=== Data ===
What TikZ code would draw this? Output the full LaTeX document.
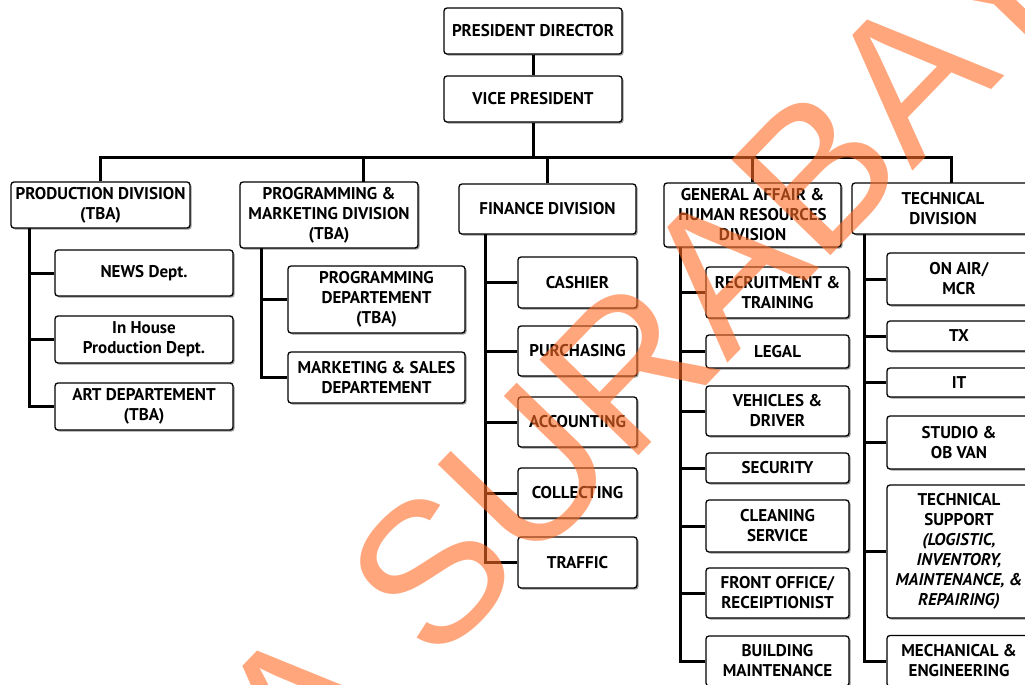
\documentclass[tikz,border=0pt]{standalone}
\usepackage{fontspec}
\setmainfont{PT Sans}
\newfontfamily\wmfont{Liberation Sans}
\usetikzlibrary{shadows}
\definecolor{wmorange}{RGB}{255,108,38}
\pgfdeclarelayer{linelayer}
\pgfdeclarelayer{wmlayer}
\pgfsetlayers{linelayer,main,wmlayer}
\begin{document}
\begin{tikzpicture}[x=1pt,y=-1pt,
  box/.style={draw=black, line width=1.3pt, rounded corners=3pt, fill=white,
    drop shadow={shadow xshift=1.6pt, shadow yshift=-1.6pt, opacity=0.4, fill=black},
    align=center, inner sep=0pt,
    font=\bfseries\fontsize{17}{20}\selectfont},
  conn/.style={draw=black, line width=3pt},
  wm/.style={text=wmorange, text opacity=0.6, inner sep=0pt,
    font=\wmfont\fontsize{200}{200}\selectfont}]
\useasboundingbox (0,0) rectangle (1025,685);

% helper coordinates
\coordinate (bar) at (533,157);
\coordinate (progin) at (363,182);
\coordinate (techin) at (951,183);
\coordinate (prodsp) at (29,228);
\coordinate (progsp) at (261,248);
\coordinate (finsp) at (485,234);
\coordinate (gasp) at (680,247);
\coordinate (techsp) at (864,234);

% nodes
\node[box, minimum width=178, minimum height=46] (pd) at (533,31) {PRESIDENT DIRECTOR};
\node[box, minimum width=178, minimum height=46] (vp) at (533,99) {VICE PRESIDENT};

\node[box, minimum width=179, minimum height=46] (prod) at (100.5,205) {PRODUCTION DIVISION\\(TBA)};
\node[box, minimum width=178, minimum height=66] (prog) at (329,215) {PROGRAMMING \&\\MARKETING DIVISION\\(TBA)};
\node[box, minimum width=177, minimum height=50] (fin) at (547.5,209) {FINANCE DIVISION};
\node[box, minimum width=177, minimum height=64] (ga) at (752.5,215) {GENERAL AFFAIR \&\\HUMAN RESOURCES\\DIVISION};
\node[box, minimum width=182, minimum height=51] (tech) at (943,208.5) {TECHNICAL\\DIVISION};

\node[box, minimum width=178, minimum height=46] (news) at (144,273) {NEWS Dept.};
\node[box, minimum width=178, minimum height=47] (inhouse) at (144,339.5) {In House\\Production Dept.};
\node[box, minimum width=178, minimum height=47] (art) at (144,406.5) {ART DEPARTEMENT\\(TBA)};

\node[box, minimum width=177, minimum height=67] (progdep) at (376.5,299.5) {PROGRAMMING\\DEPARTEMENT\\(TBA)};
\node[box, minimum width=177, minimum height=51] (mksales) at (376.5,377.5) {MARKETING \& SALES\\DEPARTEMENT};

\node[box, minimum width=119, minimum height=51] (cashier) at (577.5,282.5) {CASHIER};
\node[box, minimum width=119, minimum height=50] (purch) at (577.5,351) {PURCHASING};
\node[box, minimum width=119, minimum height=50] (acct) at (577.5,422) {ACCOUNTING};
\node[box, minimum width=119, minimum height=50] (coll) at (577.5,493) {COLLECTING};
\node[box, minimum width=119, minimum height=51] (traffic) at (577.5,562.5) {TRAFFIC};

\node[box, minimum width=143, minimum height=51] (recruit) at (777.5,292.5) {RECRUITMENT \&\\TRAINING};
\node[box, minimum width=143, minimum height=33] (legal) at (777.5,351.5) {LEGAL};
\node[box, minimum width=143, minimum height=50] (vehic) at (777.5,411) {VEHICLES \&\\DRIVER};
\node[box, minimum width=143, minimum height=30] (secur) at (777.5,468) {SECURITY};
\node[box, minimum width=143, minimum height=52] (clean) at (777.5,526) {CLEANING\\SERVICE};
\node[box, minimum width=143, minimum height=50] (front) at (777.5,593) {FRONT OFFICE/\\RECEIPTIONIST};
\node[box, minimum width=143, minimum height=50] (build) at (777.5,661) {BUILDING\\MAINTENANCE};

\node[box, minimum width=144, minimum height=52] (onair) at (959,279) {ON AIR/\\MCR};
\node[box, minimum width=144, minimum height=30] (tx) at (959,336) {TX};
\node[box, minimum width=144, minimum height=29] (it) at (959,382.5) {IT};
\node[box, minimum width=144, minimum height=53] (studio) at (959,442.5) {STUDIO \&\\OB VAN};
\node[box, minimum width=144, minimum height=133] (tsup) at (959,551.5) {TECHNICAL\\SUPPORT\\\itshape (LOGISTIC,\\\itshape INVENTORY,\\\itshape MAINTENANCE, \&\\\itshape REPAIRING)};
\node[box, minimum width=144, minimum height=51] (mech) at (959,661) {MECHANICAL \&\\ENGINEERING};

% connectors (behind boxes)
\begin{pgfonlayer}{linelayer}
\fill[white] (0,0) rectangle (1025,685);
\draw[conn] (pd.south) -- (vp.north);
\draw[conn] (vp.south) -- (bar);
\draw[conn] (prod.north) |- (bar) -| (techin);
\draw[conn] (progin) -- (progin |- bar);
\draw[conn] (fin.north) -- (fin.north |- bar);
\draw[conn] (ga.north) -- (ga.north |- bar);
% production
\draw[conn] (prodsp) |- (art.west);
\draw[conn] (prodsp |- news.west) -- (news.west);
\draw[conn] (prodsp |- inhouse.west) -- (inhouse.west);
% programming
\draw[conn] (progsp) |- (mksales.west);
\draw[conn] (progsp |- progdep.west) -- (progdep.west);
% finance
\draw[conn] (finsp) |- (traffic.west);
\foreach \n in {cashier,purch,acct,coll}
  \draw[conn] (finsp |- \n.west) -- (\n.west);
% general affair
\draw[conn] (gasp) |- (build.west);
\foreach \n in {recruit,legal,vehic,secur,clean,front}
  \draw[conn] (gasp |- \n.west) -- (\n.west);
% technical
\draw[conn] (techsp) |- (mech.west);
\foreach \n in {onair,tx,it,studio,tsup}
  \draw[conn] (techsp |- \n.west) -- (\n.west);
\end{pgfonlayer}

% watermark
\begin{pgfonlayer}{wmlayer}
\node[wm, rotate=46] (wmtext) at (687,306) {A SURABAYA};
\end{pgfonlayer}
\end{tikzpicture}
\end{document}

=== Description of the task ===
Give every line back word for word and leave the pictures out.

=== Output of the task ===
What TikZ code would draw this? Output the full LaTeX document.
\documentclass[tikz,border=0pt]{standalone}
\usepackage{fontspec}
\setmainfont{PT Sans}
\newfontfamily\wmfont{Liberation Sans}
\usetikzlibrary{shadows}
\definecolor{wmorange}{RGB}{255,108,38}
\pgfdeclarelayer{linelayer}
\pgfdeclarelayer{wmlayer}
\pgfsetlayers{linelayer,main,wmlayer}
\begin{document}
\begin{tikzpicture}[x=1pt,y=-1pt,
  box/.style={draw=black, line width=1.3pt, rounded corners=3pt, fill=white,
    drop shadow={shadow xshift=1.6pt, shadow yshift=-1.6pt, opacity=0.4, fill=black},
    align=center, inner sep=0pt,
    font=\bfseries\fontsize{17}{20}\selectfont},
  conn/.style={draw=black, line width=3pt},
  wm/.style={text=wmorange, text opacity=0.6, inner sep=0pt,
    font=\wmfont\fontsize{200}{200}\selectfont}]
\useasboundingbox (0,0) rectangle (1025,685);

% helper coordinates
\coordinate (bar) at (533,157);
\coordinate (progin) at (363,182);
\coordinate (techin) at (951,183);
\coordinate (prodsp) at (29,228);
\coordinate (progsp) at (261,248);
\coordinate (finsp) at (485,234);
\coordinate (gasp) at (680,247);
\coordinate (techsp) at (864,234);

% nodes
\node[box, minimum width=178, minimum height=46] (pd) at (533,31) {PRESIDENT DIRECTOR};
\node[box, minimum width=178, minimum height=46] (vp) at (533,99) {VICE PRESIDENT};

\node[box, minimum width=179, minimum height=46] (prod) at (100.5,205) {PRODUCTION DIVISION\\(TBA)};
\node[box, minimum width=178, minimum height=66] (prog) at (329,215) {PROGRAMMING \&\\MARKETING DIVISION\\(TBA)};
\node[box, minimum width=177, minimum height=50] (fin) at (547.5,209) {FINANCE DIVISION};
\node[box, minimum width=177, minimum height=64] (ga) at (752.5,215) {GENERAL AFFAIR \&\\HUMAN RESOURCES\\DIVISION};
\node[box, minimum width=182, minimum height=51] (tech) at (943,208.5) {TECHNICAL\\DIVISION};

\node[box, minimum width=178, minimum height=46] (news) at (144,273) {NEWS Dept.};
\node[box, minimum width=178, minimum height=47] (inhouse) at (144,339.5) {In House\\Production Dept.};
\node[box, minimum width=178, minimum height=47] (art) at (144,406.5) {ART DEPARTEMENT\\(TBA)};

\node[box, minimum width=177, minimum height=67] (progdep) at (376.5,299.5) {PROGRAMMING\\DEPARTEMENT\\(TBA)};
\node[box, minimum width=177, minimum height=51] (mksales) at (376.5,377.5) {MARKETING \& SALES\\DEPARTEMENT};

\node[box, minimum width=119, minimum height=51] (cashier) at (577.5,282.5) {CASHIER};
\node[box, minimum width=119, minimum height=50] (purch) at (577.5,351) {PURCHASING};
\node[box, minimum width=119, minimum height=50] (acct) at (577.5,422) {ACCOUNTING};
\node[box, minimum width=119, minimum height=50] (coll) at (577.5,493) {COLLECTING};
\node[box, minimum width=119, minimum height=51] (traffic) at (577.5,562.5) {TRAFFIC};

\node[box, minimum width=143, minimum height=51] (recruit) at (777.5,292.5) {RECRUITMENT \&\\TRAINING};
\node[box, minimum width=143, minimum height=33] (legal) at (777.5,351.5) {LEGAL};
\node[box, minimum width=143, minimum height=50] (vehic) at (777.5,411) {VEHICLES \&\\DRIVER};
\node[box, minimum width=143, minimum height=30] (secur) at (777.5,468) {SECURITY};
\node[box, minimum width=143, minimum height=52] (clean) at (777.5,526) {CLEANING\\SERVICE};
\node[box, minimum width=143, minimum height=50] (front) at (777.5,593) {FRONT OFFICE/\\RECEIPTIONIST};
\node[box, minimum width=143, minimum height=50] (build) at (777.5,661) {BUILDING\\MAINTENANCE};

\node[box, minimum width=144, minimum height=52] (onair) at (959,279) {ON AIR/\\MCR};
\node[box, minimum width=144, minimum height=30] (tx) at (959,336) {TX};
\node[box, minimum width=144, minimum height=29] (it) at (959,382.5) {IT};
\node[box, minimum width=144, minimum height=53] (studio) at (959,442.5) {STUDIO \&\\OB VAN};
\node[box, minimum width=144, minimum height=133] (tsup) at (959,551.5) {TECHNICAL\\SUPPORT\\\itshape (LOGISTIC,\\\itshape INVENTORY,\\\itshape MAINTENANCE, \&\\\itshape REPAIRING)};
\node[box, minimum width=144, minimum height=51] (mech) at (959,661) {MECHANICAL \&\\ENGINEERING};

% connectors (behind boxes)
\begin{pgfonlayer}{linelayer}
\fill[white] (0,0) rectangle (1025,685);
\draw[conn] (pd.south) -- (vp.north);
\draw[conn] (vp.south) -- (bar);
\draw[conn] (prod.north) |- (bar) -| (techin);
\draw[conn] (progin) -- (progin |- bar);
\draw[conn] (fin.north) -- (fin.north |- bar);
\draw[conn] (ga.north) -- (ga.north |- bar);
% production
\draw[conn] (prodsp) |- (art.west);
\draw[conn] (prodsp |- news.west) -- (news.west);
\draw[conn] (prodsp |- inhouse.west) -- (inhouse.west);
% programming
\draw[conn] (progsp) |- (mksales.west);
\draw[conn] (progsp |- progdep.west) -- (progdep.west);
% finance
\draw[conn] (finsp) |- (traffic.west);
\foreach \n in {cashier,purch,acct,coll}
  \draw[conn] (finsp |- \n.west) -- (\n.west);
% general affair
\draw[conn] (gasp) |- (build.west);
\foreach \n in {recruit,legal,vehic,secur,clean,front}
  \draw[conn] (gasp |- \n.west) -- (\n.west);
% technical
\draw[conn] (techsp) |- (mech.west);
\foreach \n in {onair,tx,it,studio,tsup}
  \draw[conn] (techsp |- \n.west) -- (\n.west);
\end{pgfonlayer}

% watermark
\begin{pgfonlayer}{wmlayer}
\node[wm, rotate=46] (wmtext) at (687,306) {A SURABAYA};
\end{pgfonlayer}
\end{tikzpicture}
\end{document}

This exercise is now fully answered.